I used to focus solely on my income as a measure of my wealth: if I was earning a lot, I must be rich and if I wasn’t then I must be poor. But earning is only one parameter for measuring wealth. If you don’t save any money and instead spend it all each month, then you will have to keep earning more money to live. This is often referred to as living ‘pay cheque to pay cheque’. Social media depicts being rich as associated with high fashion, fast living, swanky cars, travelling business class, new kicks and threads, and buy, buy, buying material goods. Enough to say that it encourages us – nay brainwashes us – to spend a lot of our money.

Once properly understood, the concept of wealth will change the way you perceive and think about money for good. I learnt that the difference between being broke and being rich is not related to how much you earn but to how much you keep – and therefore how much wealth you can build. This measure of wealth we will call your net worth. Hold on, don’t go – the concept really is very simple. Remember ‘knowledge is power ‘when it comes to money!
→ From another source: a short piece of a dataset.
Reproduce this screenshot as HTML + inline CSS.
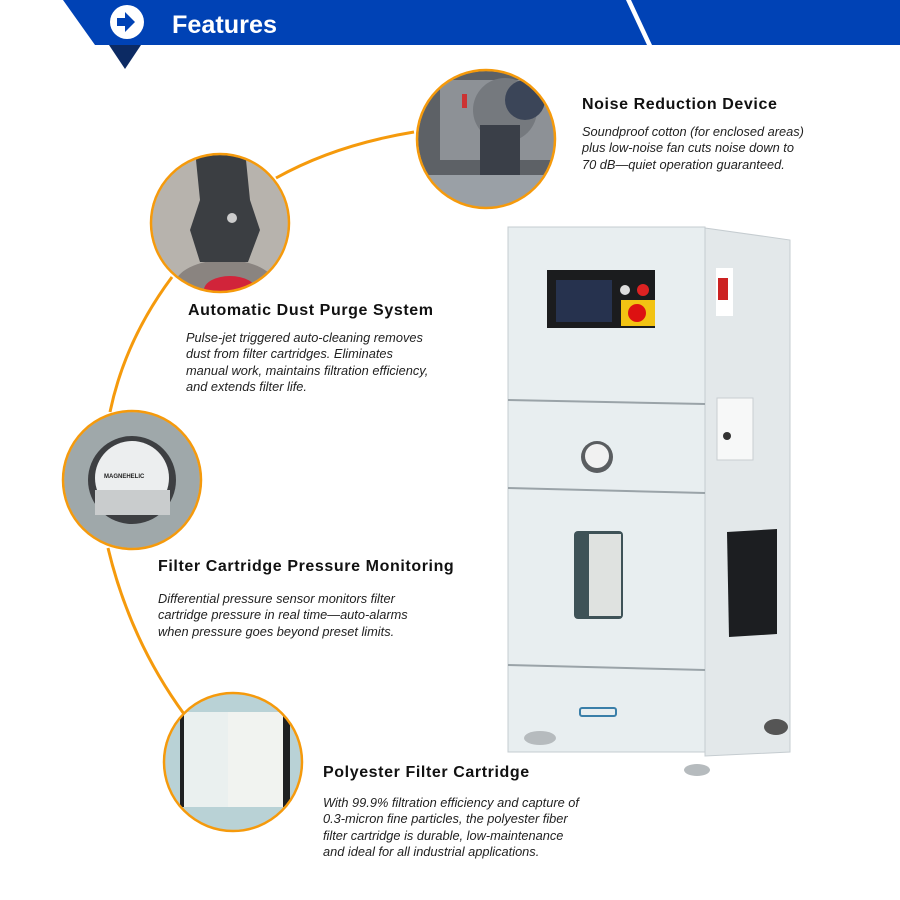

Evaluating your net worth is a precise and easy way to monitor and check your financial health… It has nothing to do with your self-worth. It is a phrase that we hear all the time – often in relation to what celebrities earn when they are being written about in the media. What exactly does it mean, and why is it so important for you?

Essentially, your net worth is a snapshot of your financial state of affairs and therefore your economic position. It normally refers to what you own (known as assets) minus what you owe (known as your liabilities). It will tell you how much money you would have left if you were to sell all your assets and repay all your debts ‘today’.

Your net worth will vary over time, because your assets and liabilities will fluctuate (for example, as you earn interest on your savings or repay debts). Monitoring your net-worth is a simple, necessary step towards gaining greater financial independence. Doing this is also extremely empowering because it encourages you to take full control of your bank balance, financial health and ultimately your life. Understanding the numbers on your bank account statement helps you to become more rational with money. It also allows you to keep track of cashflow, set goals and focus on how your personal wealth is evolving.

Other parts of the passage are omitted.